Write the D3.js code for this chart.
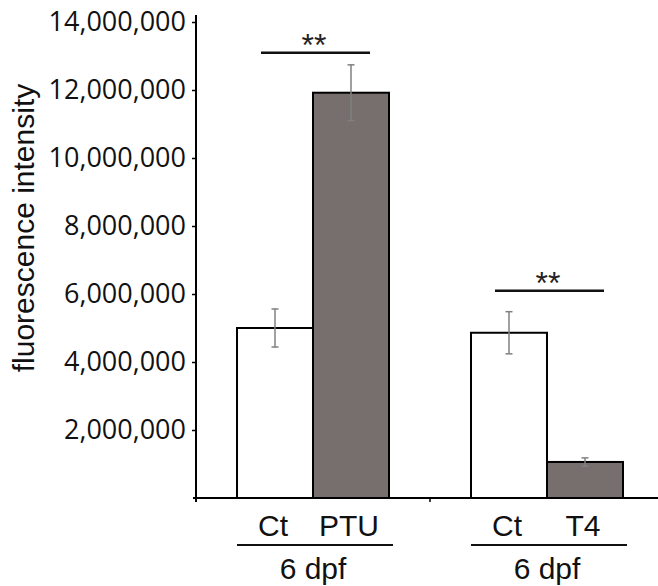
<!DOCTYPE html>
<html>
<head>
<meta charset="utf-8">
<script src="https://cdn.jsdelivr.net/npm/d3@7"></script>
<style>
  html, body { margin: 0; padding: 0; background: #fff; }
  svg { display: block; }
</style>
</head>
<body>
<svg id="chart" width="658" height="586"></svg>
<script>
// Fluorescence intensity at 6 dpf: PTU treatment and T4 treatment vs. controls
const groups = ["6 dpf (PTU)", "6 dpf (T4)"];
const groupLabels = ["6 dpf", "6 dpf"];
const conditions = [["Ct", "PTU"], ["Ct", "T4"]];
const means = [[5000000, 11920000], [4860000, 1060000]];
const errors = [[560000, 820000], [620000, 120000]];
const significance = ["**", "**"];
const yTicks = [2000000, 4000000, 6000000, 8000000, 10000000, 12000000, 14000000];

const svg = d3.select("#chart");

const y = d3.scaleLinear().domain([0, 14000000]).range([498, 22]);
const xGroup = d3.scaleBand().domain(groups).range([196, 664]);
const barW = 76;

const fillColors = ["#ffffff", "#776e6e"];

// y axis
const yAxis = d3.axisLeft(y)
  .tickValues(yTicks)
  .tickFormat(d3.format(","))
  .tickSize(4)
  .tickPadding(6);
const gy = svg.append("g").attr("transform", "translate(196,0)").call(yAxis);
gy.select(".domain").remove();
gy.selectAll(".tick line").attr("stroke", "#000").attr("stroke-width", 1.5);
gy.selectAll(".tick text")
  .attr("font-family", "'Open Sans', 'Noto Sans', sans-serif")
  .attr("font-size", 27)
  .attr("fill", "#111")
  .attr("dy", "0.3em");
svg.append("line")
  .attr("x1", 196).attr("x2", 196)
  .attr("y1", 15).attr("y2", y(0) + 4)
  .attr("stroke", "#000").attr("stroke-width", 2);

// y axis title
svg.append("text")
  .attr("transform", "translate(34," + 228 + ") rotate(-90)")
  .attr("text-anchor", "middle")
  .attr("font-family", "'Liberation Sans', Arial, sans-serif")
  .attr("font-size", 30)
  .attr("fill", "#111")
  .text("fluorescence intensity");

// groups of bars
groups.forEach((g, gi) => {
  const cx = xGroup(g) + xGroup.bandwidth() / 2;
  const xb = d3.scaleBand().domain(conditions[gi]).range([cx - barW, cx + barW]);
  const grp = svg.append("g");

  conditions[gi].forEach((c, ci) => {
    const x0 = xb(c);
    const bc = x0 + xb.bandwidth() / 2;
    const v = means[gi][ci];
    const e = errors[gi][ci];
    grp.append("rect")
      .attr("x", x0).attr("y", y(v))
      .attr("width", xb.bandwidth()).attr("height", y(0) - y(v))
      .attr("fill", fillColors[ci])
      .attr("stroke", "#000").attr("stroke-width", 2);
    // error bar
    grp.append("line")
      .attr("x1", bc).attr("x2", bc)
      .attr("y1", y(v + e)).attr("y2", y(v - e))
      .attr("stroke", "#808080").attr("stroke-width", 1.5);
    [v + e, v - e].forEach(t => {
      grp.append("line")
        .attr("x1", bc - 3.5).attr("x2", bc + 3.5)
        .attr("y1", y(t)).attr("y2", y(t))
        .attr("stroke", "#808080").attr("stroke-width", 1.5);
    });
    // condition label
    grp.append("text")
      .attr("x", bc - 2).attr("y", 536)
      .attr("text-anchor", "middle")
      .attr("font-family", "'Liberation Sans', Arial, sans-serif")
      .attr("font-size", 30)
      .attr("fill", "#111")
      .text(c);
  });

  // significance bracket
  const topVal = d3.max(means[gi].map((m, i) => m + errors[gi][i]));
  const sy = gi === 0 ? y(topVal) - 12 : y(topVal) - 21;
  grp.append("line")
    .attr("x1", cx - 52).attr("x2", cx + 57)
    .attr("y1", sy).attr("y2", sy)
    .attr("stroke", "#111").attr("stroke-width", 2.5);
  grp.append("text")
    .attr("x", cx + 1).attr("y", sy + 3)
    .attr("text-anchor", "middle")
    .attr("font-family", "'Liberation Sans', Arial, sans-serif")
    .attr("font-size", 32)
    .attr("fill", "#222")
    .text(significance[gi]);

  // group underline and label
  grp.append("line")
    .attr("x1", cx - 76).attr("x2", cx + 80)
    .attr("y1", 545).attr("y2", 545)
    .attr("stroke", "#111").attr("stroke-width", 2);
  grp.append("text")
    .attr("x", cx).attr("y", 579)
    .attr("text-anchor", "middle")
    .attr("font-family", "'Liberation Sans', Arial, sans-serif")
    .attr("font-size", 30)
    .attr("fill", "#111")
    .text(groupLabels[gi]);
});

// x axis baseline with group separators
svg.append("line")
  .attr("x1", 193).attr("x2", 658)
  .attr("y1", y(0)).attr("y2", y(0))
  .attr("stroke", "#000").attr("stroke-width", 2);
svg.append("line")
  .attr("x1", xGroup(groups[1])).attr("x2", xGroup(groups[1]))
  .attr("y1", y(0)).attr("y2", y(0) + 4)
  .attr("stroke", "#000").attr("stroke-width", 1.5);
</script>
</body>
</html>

++++++++++

§ Exercise task: Without the images, write out each line of the data verbatim.

§ Solution for this problem:
Write the D3.js code for this chart.
<!DOCTYPE html>
<html>
<head>
<meta charset="utf-8">
<script src="https://cdn.jsdelivr.net/npm/d3@7"></script>
<style>
  html, body { margin: 0; padding: 0; background: #fff; }
  svg { display: block; }
</style>
</head>
<body>
<svg id="chart" width="658" height="586"></svg>
<script>
// Fluorescence intensity at 6 dpf: PTU treatment and T4 treatment vs. controls
const groups = ["6 dpf (PTU)", "6 dpf (T4)"];
const groupLabels = ["6 dpf", "6 dpf"];
const conditions = [["Ct", "PTU"], ["Ct", "T4"]];
const means = [[5000000, 11920000], [4860000, 1060000]];
const errors = [[560000, 820000], [620000, 120000]];
const significance = ["**", "**"];
const yTicks = [2000000, 4000000, 6000000, 8000000, 10000000, 12000000, 14000000];

const svg = d3.select("#chart");

const y = d3.scaleLinear().domain([0, 14000000]).range([498, 22]);
const xGroup = d3.scaleBand().domain(groups).range([196, 664]);
const barW = 76;

const fillColors = ["#ffffff", "#776e6e"];

// y axis
const yAxis = d3.axisLeft(y)
  .tickValues(yTicks)
  .tickFormat(d3.format(","))
  .tickSize(4)
  .tickPadding(6);
const gy = svg.append("g").attr("transform", "translate(196,0)").call(yAxis);
gy.select(".domain").remove();
gy.selectAll(".tick line").attr("stroke", "#000").attr("stroke-width", 1.5);
gy.selectAll(".tick text")
  .attr("font-family", "'Open Sans', 'Noto Sans', sans-serif")
  .attr("font-size", 27)
  .attr("fill", "#111")
  .attr("dy", "0.3em");
svg.append("line")
  .attr("x1", 196).attr("x2", 196)
  .attr("y1", 15).attr("y2", y(0) + 4)
  .attr("stroke", "#000").attr("stroke-width", 2);

// y axis title
svg.append("text")
  .attr("transform", "translate(34," + 228 + ") rotate(-90)")
  .attr("text-anchor", "middle")
  .attr("font-family", "'Liberation Sans', Arial, sans-serif")
  .attr("font-size", 30)
  .attr("fill", "#111")
  .text("fluorescence intensity");

// groups of bars
groups.forEach((g, gi) => {
  const cx = xGroup(g) + xGroup.bandwidth() / 2;
  const xb = d3.scaleBand().domain(conditions[gi]).range([cx - barW, cx + barW]);
  const grp = svg.append("g");

  conditions[gi].forEach((c, ci) => {
    const x0 = xb(c);
    const bc = x0 + xb.bandwidth() / 2;
    const v = means[gi][ci];
    const e = errors[gi][ci];
    grp.append("rect")
      .attr("x", x0).attr("y", y(v))
      .attr("width", xb.bandwidth()).attr("height", y(0) - y(v))
      .attr("fill", fillColors[ci])
      .attr("stroke", "#000").attr("stroke-width", 2);
    // error bar
    grp.append("line")
      .attr("x1", bc).attr("x2", bc)
      .attr("y1", y(v + e)).attr("y2", y(v - e))
      .attr("stroke", "#808080").attr("stroke-width", 1.5);
    [v + e, v - e].forEach(t => {
      grp.append("line")
        .attr("x1", bc - 3.5).attr("x2", bc + 3.5)
        .attr("y1", y(t)).attr("y2", y(t))
        .attr("stroke", "#808080").attr("stroke-width", 1.5);
    });
    // condition label
    grp.append("text")
      .attr("x", bc - 2).attr("y", 536)
      .attr("text-anchor", "middle")
      .attr("font-family", "'Liberation Sans', Arial, sans-serif")
      .attr("font-size", 30)
      .attr("fill", "#111")
      .text(c);
  });

  // significance bracket
  const topVal = d3.max(means[gi].map((m, i) => m + errors[gi][i]));
  const sy = gi === 0 ? y(topVal) - 12 : y(topVal) - 21;
  grp.append("line")
    .attr("x1", cx - 52).attr("x2", cx + 57)
    .attr("y1", sy).attr("y2", sy)
    .attr("stroke", "#111").attr("stroke-width", 2.5);
  grp.append("text")
    .attr("x", cx + 1).attr("y", sy + 3)
    .attr("text-anchor", "middle")
    .attr("font-family", "'Liberation Sans', Arial, sans-serif")
    .attr("font-size", 32)
    .attr("fill", "#222")
    .text(significance[gi]);

  // group underline and label
  grp.append("line")
    .attr("x1", cx - 76).attr("x2", cx + 80)
    .attr("y1", 545).attr("y2", 545)
    .attr("stroke", "#111").attr("stroke-width", 2);
  grp.append("text")
    .attr("x", cx).attr("y", 579)
    .attr("text-anchor", "middle")
    .attr("font-family", "'Liberation Sans', Arial, sans-serif")
    .attr("font-size", 30)
    .attr("fill", "#111")
    .text(groupLabels[gi]);
});

// x axis baseline with group separators
svg.append("line")
  .attr("x1", 193).attr("x2", 658)
  .attr("y1", y(0)).attr("y2", y(0))
  .attr("stroke", "#000").attr("stroke-width", 2);
svg.append("line")
  .attr("x1", xGroup(groups[1])).attr("x2", xGroup(groups[1]))
  .attr("y1", y(0)).attr("y2", y(0) + 4)
  .attr("stroke", "#000").attr("stroke-width", 1.5);
</script>
</body>
</html>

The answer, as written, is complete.